Table 7. Pros and cons of available intrathecal agents.

	Ziconotide	Opioid
Death from Overdose	no	yes
Withdrawal Symptoms if abrupt cessation	no	yes
Need for planned 23 hour observation following trial and implant	no (if no neurologic signs or symptoms post 8 hours from dosing)	yes
Need for accurate dosing	yes	yes
Granulomagenic	no	yes*

*fentanyl may not be granulomagenic.

Summary

Fentanyl and sufentanil have demonstrated reliable safety profiles in terms of drug-CSF pharmacokinetics, rapid onset of action, and diminished risk of granuloma formation, when compared with more hydrophilic opioids. Thus, fentanyl and sufentanil represent excellent options for neuraxial infusion.

DISCUSSION

As can be clearly demonstrated by this review, vigilance with delivery of medications within the intrathecal space is essential. The starting doses, recommended maximum concentrations and daily doses are outlined in the following tables.

Intrathecal opioids, as we have discovered, innately have a dramatic risk:benefit ratio. Iatrogenic error may account 
for many of the reported challenges [6]. Notwithstanding, innate to delivery of opioids into the intrathecal space, predictable consequences occur, and are outlined in the following table.

Further, benefits of opioids versus non-opioids was reviewed at the 2014 North American Neuromodulation Society Meeting, clearly demonstrating the qualities of the ideal intrathecal agent [91, 92].

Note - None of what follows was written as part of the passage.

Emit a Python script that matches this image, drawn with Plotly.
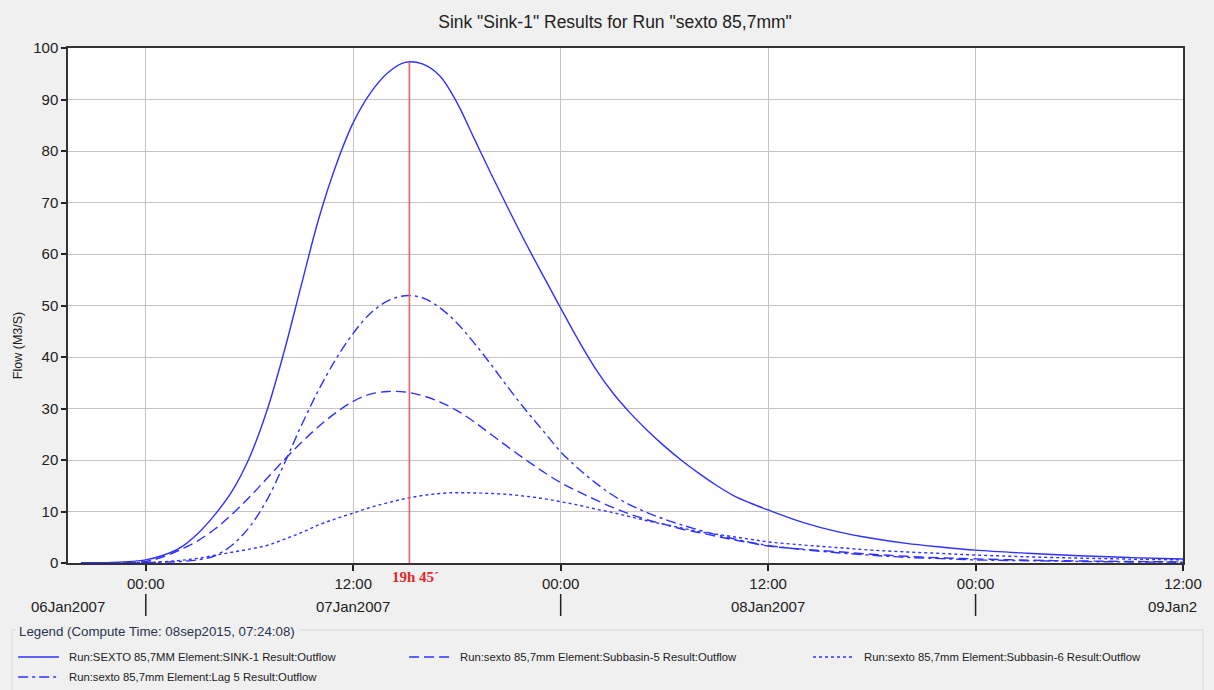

Accuracy is dosing and the volume delivered is crucial for patient safety and efficacy. The Prometra I system by Flowonix was demonstrating an accuracy of 97.1%, with a 90% confidence interval of 96.2-98.0%, with follow-up of 6 and 12 months [93, 94]. The Medtronic Synchromed II pump has had issues with accuracy, including challenges with off-label medicines and combination therapy regarding motor stall and gear corrosion with the peristaltic mechanism of delivery [95]. Recently, the accuracy of the pump was evaluated over 6 and 12 months, with over-infusion occurring 1% more than the programmed delivery volume and 2.5% on a per refill basis. These statistics represent a mean ratio, and does not account for large swings in the differences of predicted and actual residual volumes [96]. Further pump advances in accuracy, delivery mechanisms, safety warnings for pocket fill, and advanced programming designs are needed, as is new safer, more concentrated drug solutions.

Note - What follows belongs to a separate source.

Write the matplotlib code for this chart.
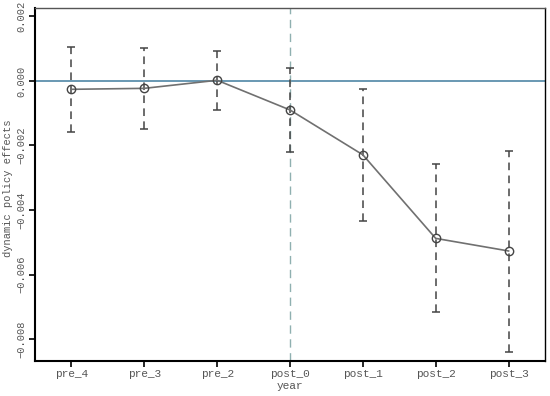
import numpy as np
import matplotlib.pyplot as plt

# event-study estimates
periods = ["pre_4", "pre_3", "pre_2", "post_0", "post_1", "post_2", "post_3"]
coef = [-0.00026, -0.00023, 0.00002, -0.00090, -0.00229, -0.00488, -0.00527]
ci_hi = [0.00106, 0.00103, 0.00094, 0.00040, -0.00026, -0.00258, -0.00216]
ci_lo = [-0.00159, -0.00149, -0.00090, -0.00221, -0.00433, -0.00717, -0.00839]

plt.rcParams['font.family'] = ['Liberation Mono', 'DejaVu Sans Mono']

fig = plt.figure(figsize=(5.5, 3.96), dpi=100)
ax = fig.add_axes([35/550, 1-361/396, 510/550, 353/396])

x = np.arange(len(periods))
coef = np.array(coef)
lower = coef - np.array(ci_lo)
upper = np.array(ci_hi) - coef

ax.axhline(0, color='#4f86a6', lw=1.2, zorder=1)
ax.axvline(3, color='#8fb0b0', lw=1.0, ls=(0, (6, 4)), zorder=1)

eb = ax.errorbar(x, coef, yerr=[lower, upper], fmt='none', ecolor='#444444',
                 elinewidth=1.1, capsize=3, capthick=1.1, zorder=2)
eb[2][0].set_linestyle((0, (5, 3.5)))
ax.plot(x, coef, color='#707070', lw=1.2, marker='o', ms=6, mfc='none',
        mec='#444444', mew=1.0, zorder=3)

ax.set_xlim(-0.5, 6.5)
ax.set_ylim(-0.00868, 0.00226)
ax.set_xticks(x)
ax.set_xticklabels(periods, color='#555555', fontsize=8)
yt = [0.002, 0.0, -0.002, -0.004, -0.006, -0.008]
ax.set_yticks(yt)
ax.set_yticklabels(["%.3f" % v if v >= 0 else "\u2212%.3f" % -v for v in yt],
                   rotation=90, va='center', color='#555555', fontsize=7.5)
ax.set_xlabel("year", color='#555555', fontsize=8, labelpad=1)
ax.set_ylabel("dynamic policy effects", color='#555555', fontsize=7.5, va='center')
ax.yaxis.set_label_coords(-27/510, 0.49)

for s in ['left', 'bottom']:
    ax.spines[s].set_linewidth(1.5)
ax.spines['top'].set_linewidth(1.0)
ax.spines['top'].set_color('#555555')
ax.spines['right'].set_linewidth(1.0)
ax.tick_params(direction='out', length=4, width=1.2, pad=2)

fig.savefig('out.png', dpi=100)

Local anesthetics and other adjuvants are oftentimes employed concurrently in the intrathecal space, as the majority of the pumps implanted in the United States are not monotherapy. As Veixi et al. pointed out, mitigating predictable dose escalations with slow, continuous chronic infusion with local anesthetics may be accomplished by the addition of local anesthetics. Combination therapy is off-label, and discouraged secondary to an increased rate of device failure with the Medtronic Synchromed II system.

New dosing paradigms have been reported, to mitigate the challenges with monotherapy opioid and ziconotide [97, 98]. More prospective, randomized, multicenter studies are necessary to determine their placement in the intrathecal algorithm.

CONCLUSION

Intrathecal therapy has undergone a renaissance since its introduction. Gone are the days of positioning the therapy as a salvage therapy for chronic high systemic opioid doses [91]. Understanding the recent breakthroughs in our pharmacokinetic modeling of the intrathecal space, the aforementioned review provides a stepping-stone for medication selection, considering the unique physiochemical properties of the commonly employed intrathecal agents. Further research is needed in standardizing the selection of the platform, the catheter location, the trialing strategy, the medicine, the dose, and the titration schedule.

CONFLICT OF INTEREST

Dr Pope: Consultant for Medtronic, Flowonix, St Jude, Jazz Pharmaceuticals, Spinal Modulation, Mallinckrodt Pharmaceuticals. Dr. Deer: Consultant for Axonics, Bioness, Globus, Flowonix, Jazz, Nevro, Spinal Modulation, St. Jude, Medtronic, Mallinckrodt, Vertos. Dr. McRoberts: Consultant for Medtronic, Sanofi-aventis, St Jude, Vertiflex, Gore Industrie, SPR Therapeutics, and Flowonix. Dr. Amirdelfan: Consultant for St. Jude, Medtronic, Nevro, Mesoblast. Dr. Azeem: No Disclosures.